Source material ▸

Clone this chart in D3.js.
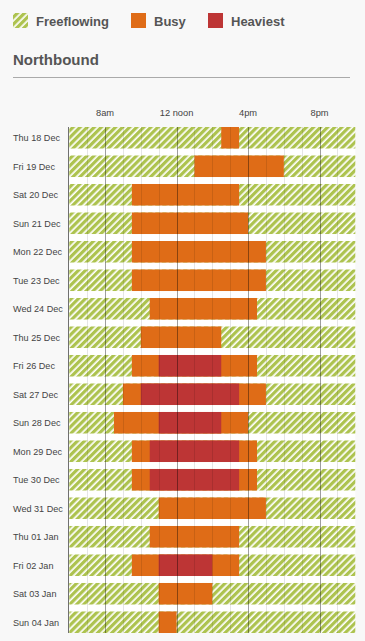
<html>
<head>
<script src="https://d3js.org/d3.v7.min.js"></script>
<style>
  body { margin: 0; background: #f8f8f8; }
  * { font-family: Arial, "Liberation Sans", sans-serif; }
  .legend-text { font-size: 13px; font-weight: bold; fill: #555; }
  .title { font-size: 15px; font-weight: bold; fill: #555; }
  .tick-label { font-size: 9.3px; fill: #444; text-anchor: middle; }
  .day-label { font-size: 9.1px; fill: #444; }
</style>
</head>
<body>
<svg id="chart" width="365" height="641"></svg>
<script>
// data: hours of the day (24h clock), null where there is no such period
const days = ["Thu 18 Dec", "Fri 19 Dec", "Sat 20 Dec", "Sun 21 Dec", "Mon 22 Dec", "Tue 23 Dec",
  "Wed 24 Dec", "Thu 25 Dec", "Fri 26 Dec", "Sat 27 Dec", "Sun 28 Dec", "Mon 29 Dec",
  "Tue 30 Dec", "Wed 31 Dec", "Thu 01 Jan", "Fri 02 Jan", "Sat 03 Jan", "Sun 04 Jan"];
const busyStart = [14.5, 13, 9.5, 9.5, 9.5, 9.5, 10.5, 10, 9.5, 9, 8.5, 9.5, 9.5, 11, 10.5, 9.5, 11, 11];
const busyEnd = [15.5, 18, 15.5, 16, 17, 17, 16.5, 14.5, 16.5, 17, 16, 16.5, 16.5, 17, 15.5, 15.5, 14, 12];
const heavyStart = [null, null, null, null, null, null, null, null, 11, 10, 11, 10.5, 10.5, null, null, 11, null, null];
const heavyEnd = [null, null, null, null, null, null, null, null, 14.5, 15.5, 14.5, 15.5, 15.5, null, null, 14, null, null];
const dayStart = 6, dayEnd = 22;
const tickHours = [8, 12, 16, 20];
const tickLabels = ["8am", "12 noon", "4pm", "8pm"];
const legendItems = ["Freeflowing", "Busy", "Heaviest"];

const colors = { busy: "#df6c17", heavy: "#bd3535", green: "#adc34f" };

const svg = d3.select("#chart");
const defs = svg.append("defs");
const pat = defs.append("pattern")
  .attr("id", "hatch")
  .attr("patternUnits", "userSpaceOnUse")
  .attr("width", 5).attr("height", 10)
  .attr("patternTransform", "rotate(45)");
pat.append("rect").attr("width", 5).attr("height", 10).attr("fill", "#fff");
pat.append("rect").attr("width", 3.3).attr("height", 10).attr("fill", colors.green);

// legend
const legendX = [13, 131, 208];
const legendFill = ["url(#hatch)", colors.busy, colors.heavy];
const legend = svg.append("g");
legendItems.forEach((name, i) => {
  legend.append("rect")
    .attr("x", legendX[i]).attr("y", 13)
    .attr("width", 15).attr("height", 15)
    .attr("fill", legendFill[i]);
  legend.append("text")
    .attr("class", "legend-text")
    .attr("x", legendX[i] + 23).attr("y", 25.5)
    .text(name);
});

// title
svg.append("text").attr("class", "title").attr("x", 13).attr("y", 64.5).text("Northbound");
svg.append("line")
  .attr("x1", 13).attr("x2", 350)
  .attr("y1", 77.5).attr("y2", 77.5)
  .attr("stroke", "#aaa");

// scales
const x = d3.scaleLinear().domain([dayStart, dayEnd]).range([69.3, 355.3]);
const y = d3.scaleBand().domain(days).range([127, 633]).paddingInner(0.245).paddingOuter(0);

svg.append("rect")
  .attr("x", x(dayStart)).attr("y", 127)
  .attr("width", x(dayEnd) - x(dayStart)).attr("height", 633 - 127)
  .attr("fill", "#fff");

// tick labels
svg.selectAll(".tick-label").data(tickHours)
  .join("text")
  .attr("class", "tick-label")
  .attr("x", d => x(d))
  .attr("y", 115.5)
  .text((d, i) => tickLabels[i]);

// day labels
svg.selectAll(".day-label").data(days)
  .join("text")
  .attr("class", "day-label")
  .attr("x", 13)
  .attr("y", d => y(d) + y.bandwidth() / 2 + 3.4)
  .text(d => d);

const rows = svg.append("g");
// freeflowing background
rows.selectAll(".free").data(days)
  .join("rect")
  .attr("class", "free")
  .attr("x", x(dayStart))
  .attr("y", d => y(d))
  .attr("width", x(dayEnd) - x(dayStart))
  .attr("height", y.bandwidth())
  .attr("fill", "url(#hatch)");

// busy
rows.selectAll(".busy").data(days)
  .join("rect")
  .attr("class", "busy")
  .attr("x", (d, i) => x(busyStart[i]))
  .attr("y", d => y(d))
  .attr("width", (d, i) => x(busyEnd[i]) - x(busyStart[i]))
  .attr("height", y.bandwidth())
  .attr("fill", colors.busy);

// heaviest
const heavyDays = days.filter((d, i) => heavyStart[i] !== null);
rows.selectAll(".heavy").data(heavyDays)
  .join("rect")
  .attr("class", "heavy")
  .attr("x", d => x(heavyStart[days.indexOf(d)]))
  .attr("y", d => y(d))
  .attr("width", d => x(heavyEnd[days.indexOf(d)]) - x(heavyStart[days.indexOf(d)]))
  .attr("height", y.bandwidth())
  .attr("fill", colors.heavy);

// hour gridlines on top
const hours = d3.range(dayStart + 1, dayEnd);
svg.append("g").selectAll("line").data(hours)
  .join("line")
  .attr("x1", d => Math.round(x(d)) + 0.5).attr("x2", d => Math.round(x(d)) + 0.5)
  .attr("y1", 127).attr("y2", 633)
  .attr("stroke", d => tickHours.includes(d) ? "rgba(0,0,0,0.38)" : "rgba(0,0,0,0.1)");

svg.append("line")
  .attr("x1", Math.round(x(dayStart)) - 0.5).attr("x2", Math.round(x(dayStart)) - 0.5)
  .attr("y1", 127).attr("y2", 633)
  .attr("stroke", "rgba(0,0,0,0.55)");
</script>
</body>
</html>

Exercise ▸
Output the lines above in full and exactly as given, omitting any pictures.

Response for this exercise ▸
Clone this chart in D3.js.
<html>
<head>
<script src="https://d3js.org/d3.v7.min.js"></script>
<style>
  body { margin: 0; background: #f8f8f8; }
  * { font-family: Arial, "Liberation Sans", sans-serif; }
  .legend-text { font-size: 13px; font-weight: bold; fill: #555; }
  .title { font-size: 15px; font-weight: bold; fill: #555; }
  .tick-label { font-size: 9.3px; fill: #444; text-anchor: middle; }
  .day-label { font-size: 9.1px; fill: #444; }
</style>
</head>
<body>
<svg id="chart" width="365" height="641"></svg>
<script>
// data: hours of the day (24h clock), null where there is no such period
const days = ["Thu 18 Dec", "Fri 19 Dec", "Sat 20 Dec", "Sun 21 Dec", "Mon 22 Dec", "Tue 23 Dec",
  "Wed 24 Dec", "Thu 25 Dec", "Fri 26 Dec", "Sat 27 Dec", "Sun 28 Dec", "Mon 29 Dec",
  "Tue 30 Dec", "Wed 31 Dec", "Thu 01 Jan", "Fri 02 Jan", "Sat 03 Jan", "Sun 04 Jan"];
const busyStart = [14.5, 13, 9.5, 9.5, 9.5, 9.5, 10.5, 10, 9.5, 9, 8.5, 9.5, 9.5, 11, 10.5, 9.5, 11, 11];
const busyEnd = [15.5, 18, 15.5, 16, 17, 17, 16.5, 14.5, 16.5, 17, 16, 16.5, 16.5, 17, 15.5, 15.5, 14, 12];
const heavyStart = [null, null, null, null, null, null, null, null, 11, 10, 11, 10.5, 10.5, null, null, 11, null, null];
const heavyEnd = [null, null, null, null, null, null, null, null, 14.5, 15.5, 14.5, 15.5, 15.5, null, null, 14, null, null];
const dayStart = 6, dayEnd = 22;
const tickHours = [8, 12, 16, 20];
const tickLabels = ["8am", "12 noon", "4pm", "8pm"];
const legendItems = ["Freeflowing", "Busy", "Heaviest"];

const colors = { busy: "#df6c17", heavy: "#bd3535", green: "#adc34f" };

const svg = d3.select("#chart");
const defs = svg.append("defs");
const pat = defs.append("pattern")
  .attr("id", "hatch")
  .attr("patternUnits", "userSpaceOnUse")
  .attr("width", 5).attr("height", 10)
  .attr("patternTransform", "rotate(45)");
pat.append("rect").attr("width", 5).attr("height", 10).attr("fill", "#fff");
pat.append("rect").attr("width", 3.3).attr("height", 10).attr("fill", colors.green);

// legend
const legendX = [13, 131, 208];
const legendFill = ["url(#hatch)", colors.busy, colors.heavy];
const legend = svg.append("g");
legendItems.forEach((name, i) => {
  legend.append("rect")
    .attr("x", legendX[i]).attr("y", 13)
    .attr("width", 15).attr("height", 15)
    .attr("fill", legendFill[i]);
  legend.append("text")
    .attr("class", "legend-text")
    .attr("x", legendX[i] + 23).attr("y", 25.5)
    .text(name);
});

// title
svg.append("text").attr("class", "title").attr("x", 13).attr("y", 64.5).text("Northbound");
svg.append("line")
  .attr("x1", 13).attr("x2", 350)
  .attr("y1", 77.5).attr("y2", 77.5)
  .attr("stroke", "#aaa");

// scales
const x = d3.scaleLinear().domain([dayStart, dayEnd]).range([69.3, 355.3]);
const y = d3.scaleBand().domain(days).range([127, 633]).paddingInner(0.245).paddingOuter(0);

svg.append("rect")
  .attr("x", x(dayStart)).attr("y", 127)
  .attr("width", x(dayEnd) - x(dayStart)).attr("height", 633 - 127)
  .attr("fill", "#fff");

// tick labels
svg.selectAll(".tick-label").data(tickHours)
  .join("text")
  .attr("class", "tick-label")
  .attr("x", d => x(d))
  .attr("y", 115.5)
  .text((d, i) => tickLabels[i]);

// day labels
svg.selectAll(".day-label").data(days)
  .join("text")
  .attr("class", "day-label")
  .attr("x", 13)
  .attr("y", d => y(d) + y.bandwidth() / 2 + 3.4)
  .text(d => d);

const rows = svg.append("g");
// freeflowing background
rows.selectAll(".free").data(days)
  .join("rect")
  .attr("class", "free")
  .attr("x", x(dayStart))
  .attr("y", d => y(d))
  .attr("width", x(dayEnd) - x(dayStart))
  .attr("height", y.bandwidth())
  .attr("fill", "url(#hatch)");

// busy
rows.selectAll(".busy").data(days)
  .join("rect")
  .attr("class", "busy")
  .attr("x", (d, i) => x(busyStart[i]))
  .attr("y", d => y(d))
  .attr("width", (d, i) => x(busyEnd[i]) - x(busyStart[i]))
  .attr("height", y.bandwidth())
  .attr("fill", colors.busy);

// heaviest
const heavyDays = days.filter((d, i) => heavyStart[i] !== null);
rows.selectAll(".heavy").data(heavyDays)
  .join("rect")
  .attr("class", "heavy")
  .attr("x", d => x(heavyStart[days.indexOf(d)]))
  .attr("y", d => y(d))
  .attr("width", d => x(heavyEnd[days.indexOf(d)]) - x(heavyStart[days.indexOf(d)]))
  .attr("height", y.bandwidth())
  .attr("fill", colors.heavy);

// hour gridlines on top
const hours = d3.range(dayStart + 1, dayEnd);
svg.append("g").selectAll("line").data(hours)
  .join("line")
  .attr("x1", d => Math.round(x(d)) + 0.5).attr("x2", d => Math.round(x(d)) + 0.5)
  .attr("y1", 127).attr("y2", 633)
  .attr("stroke", d => tickHours.includes(d) ? "rgba(0,0,0,0.38)" : "rgba(0,0,0,0.1)");

svg.append("line")
  .attr("x1", Math.round(x(dayStart)) - 0.5).attr("x2", Math.round(x(dayStart)) - 0.5)
  .attr("y1", 127).attr("y2", 633)
  .attr("stroke", "rgba(0,0,0,0.55)");
</script>
</body>
</html>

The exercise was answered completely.